Event:

Deciding when to act in the absence of external cues is essential for exploration, learning, and survival. Yet, the neural mechanisms underlying such decisions remain controversial, with current views favoring either deterministic or stochastic underpinnings. We simultaneously recorded from large neuronal populations across cortical, thalamic, pallidal, and cerebellar regions as mice self-initiated voluntary actions. We found that action onset timing is predictable seconds in advance, reflecting a prominent brain-wide deterministic drive. Computational modeling further revealed that this drive acts in concert with within-trial noise to time self-initiated actions. This synergy is observed brain-wide, suggesting a distributed decision-making process rather than a hierarchical, modular one.

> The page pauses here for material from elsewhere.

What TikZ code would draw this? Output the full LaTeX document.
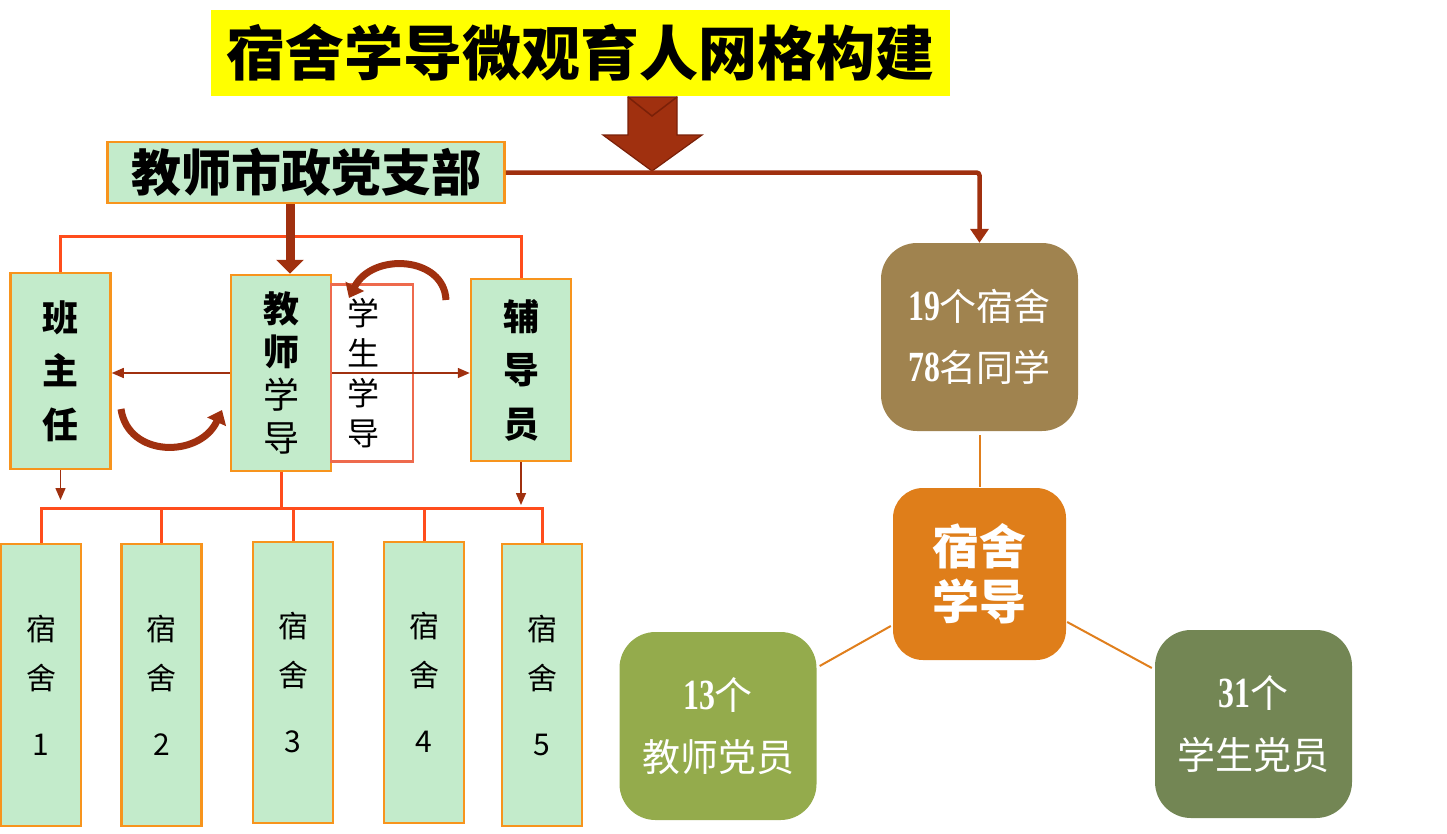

Building upon these results, my proposed research program aims to uncover the canonical mechanisms of self-generated decisions across spatiotemporal scales. First, moving beyond correlational observations, I will present a closed-loop system for real-time optogenetic perturbation to causally dissect the decision process, focusing on the basal forebrain cholinergic system. Second, extending our approach to the spatial domain, we will then investigate the neural dynamics governing self-generated spatial choices. Finally, I will highlight how contrasting self-initiated and cue-guided actions through a behavioral paradigm I developed could offer a new entry point to mechanistically understand an intriguing feature of Parkinson’s disease: paradoxical akinesia. Ultimately, revealing the neural mechanisms of self-generated spatiotemporal decisions will shed light on the classic exploration-exploitation dilemma underlying agency: how subjects transition between exploratory unpredictability and optimal exploitation.